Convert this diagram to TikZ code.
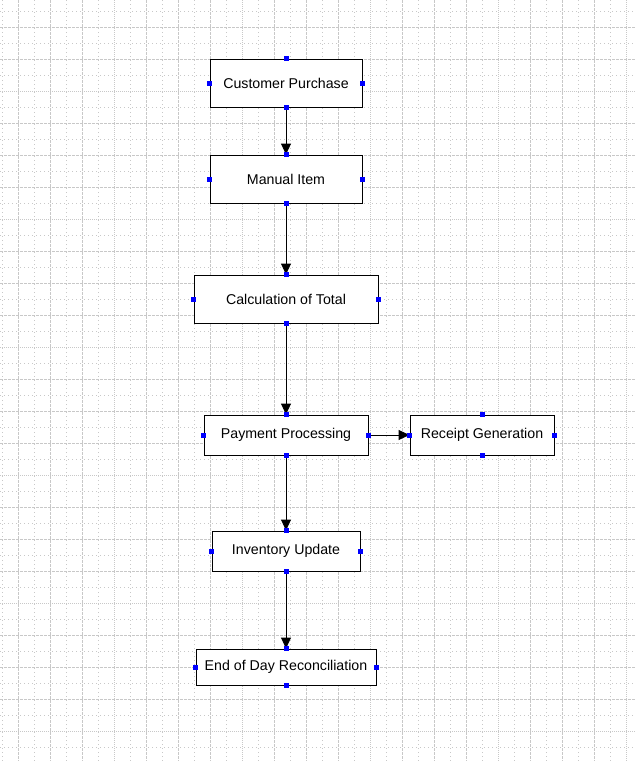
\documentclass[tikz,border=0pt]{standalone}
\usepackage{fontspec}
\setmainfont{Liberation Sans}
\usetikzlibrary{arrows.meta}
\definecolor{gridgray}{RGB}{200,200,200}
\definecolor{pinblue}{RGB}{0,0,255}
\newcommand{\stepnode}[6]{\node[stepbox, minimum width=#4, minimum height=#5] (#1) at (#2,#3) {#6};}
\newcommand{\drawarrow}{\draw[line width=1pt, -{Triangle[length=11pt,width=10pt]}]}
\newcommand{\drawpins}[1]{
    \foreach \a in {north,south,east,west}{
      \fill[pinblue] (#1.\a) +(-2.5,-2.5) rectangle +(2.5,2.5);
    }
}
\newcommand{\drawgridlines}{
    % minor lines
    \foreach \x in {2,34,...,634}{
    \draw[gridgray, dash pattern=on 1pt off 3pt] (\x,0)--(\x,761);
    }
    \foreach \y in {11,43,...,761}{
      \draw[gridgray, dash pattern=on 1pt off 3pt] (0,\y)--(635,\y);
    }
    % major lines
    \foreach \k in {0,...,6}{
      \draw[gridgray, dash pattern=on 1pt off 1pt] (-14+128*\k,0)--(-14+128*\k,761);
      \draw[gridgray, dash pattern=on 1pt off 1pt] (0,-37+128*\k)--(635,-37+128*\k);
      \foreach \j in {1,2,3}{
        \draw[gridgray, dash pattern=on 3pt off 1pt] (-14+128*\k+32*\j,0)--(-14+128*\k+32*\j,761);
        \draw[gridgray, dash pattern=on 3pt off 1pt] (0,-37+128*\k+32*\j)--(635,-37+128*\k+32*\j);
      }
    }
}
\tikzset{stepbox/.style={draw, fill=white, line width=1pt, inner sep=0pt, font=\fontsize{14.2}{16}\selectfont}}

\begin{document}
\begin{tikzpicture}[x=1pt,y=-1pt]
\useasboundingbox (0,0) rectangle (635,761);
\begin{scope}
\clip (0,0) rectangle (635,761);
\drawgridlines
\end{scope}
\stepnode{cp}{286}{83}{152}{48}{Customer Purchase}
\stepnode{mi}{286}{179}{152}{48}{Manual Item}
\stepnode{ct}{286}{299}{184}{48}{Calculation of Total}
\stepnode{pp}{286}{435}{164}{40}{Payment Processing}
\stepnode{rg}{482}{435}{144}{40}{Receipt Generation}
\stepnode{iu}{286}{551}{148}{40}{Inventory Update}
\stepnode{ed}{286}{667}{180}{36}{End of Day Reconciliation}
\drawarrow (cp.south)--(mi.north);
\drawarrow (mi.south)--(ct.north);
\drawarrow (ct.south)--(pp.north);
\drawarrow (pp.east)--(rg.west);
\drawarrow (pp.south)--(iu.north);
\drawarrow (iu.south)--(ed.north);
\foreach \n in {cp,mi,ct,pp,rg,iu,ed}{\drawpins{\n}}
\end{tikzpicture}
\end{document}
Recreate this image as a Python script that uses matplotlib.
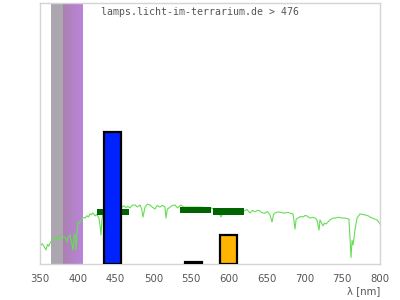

═══

Stated task:
Leave the pictures out and reproduce all of the records exactly.

Response for this exercise:
Convert this diagram to TikZ code.
\documentclass[tikz,border=0pt]{standalone}
\usepackage{fontspec}
\setmainfont{Liberation Sans}
\usetikzlibrary{arrows.meta}
\definecolor{gridgray}{RGB}{200,200,200}
\definecolor{pinblue}{RGB}{0,0,255}
\newcommand{\stepnode}[6]{\node[stepbox, minimum width=#4, minimum height=#5] (#1) at (#2,#3) {#6};}
\newcommand{\drawarrow}{\draw[line width=1pt, -{Triangle[length=11pt,width=10pt]}]}
\newcommand{\drawpins}[1]{
    \foreach \a in {north,south,east,west}{
      \fill[pinblue] (#1.\a) +(-2.5,-2.5) rectangle +(2.5,2.5);
    }
}
\newcommand{\drawgridlines}{
    % minor lines
    \foreach \x in {2,34,...,634}{
    \draw[gridgray, dash pattern=on 1pt off 3pt] (\x,0)--(\x,761);
    }
    \foreach \y in {11,43,...,761}{
      \draw[gridgray, dash pattern=on 1pt off 3pt] (0,\y)--(635,\y);
    }
    % major lines
    \foreach \k in {0,...,6}{
      \draw[gridgray, dash pattern=on 1pt off 1pt] (-14+128*\k,0)--(-14+128*\k,761);
      \draw[gridgray, dash pattern=on 1pt off 1pt] (0,-37+128*\k)--(635,-37+128*\k);
      \foreach \j in {1,2,3}{
        \draw[gridgray, dash pattern=on 3pt off 1pt] (-14+128*\k+32*\j,0)--(-14+128*\k+32*\j,761);
        \draw[gridgray, dash pattern=on 3pt off 1pt] (0,-37+128*\k+32*\j)--(635,-37+128*\k+32*\j);
      }
    }
}
\tikzset{stepbox/.style={draw, fill=white, line width=1pt, inner sep=0pt, font=\fontsize{14.2}{16}\selectfont}}

\begin{document}
\begin{tikzpicture}[x=1pt,y=-1pt]
\useasboundingbox (0,0) rectangle (635,761);
\begin{scope}
\clip (0,0) rectangle (635,761);
\drawgridlines
\end{scope}
\stepnode{cp}{286}{83}{152}{48}{Customer Purchase}
\stepnode{mi}{286}{179}{152}{48}{Manual Item}
\stepnode{ct}{286}{299}{184}{48}{Calculation of Total}
\stepnode{pp}{286}{435}{164}{40}{Payment Processing}
\stepnode{rg}{482}{435}{144}{40}{Receipt Generation}
\stepnode{iu}{286}{551}{148}{40}{Inventory Update}
\stepnode{ed}{286}{667}{180}{36}{End of Day Reconciliation}
\drawarrow (cp.south)--(mi.north);
\drawarrow (mi.south)--(ct.north);
\drawarrow (ct.south)--(pp.north);
\drawarrow (pp.east)--(rg.west);
\drawarrow (pp.south)--(iu.north);
\drawarrow (iu.south)--(ed.north);
\foreach \n in {cp,mi,ct,pp,rg,iu,ed}{\drawpins{\n}}
\end{tikzpicture}
\end{document}
Recreate this image as a Python script that uses matplotlib.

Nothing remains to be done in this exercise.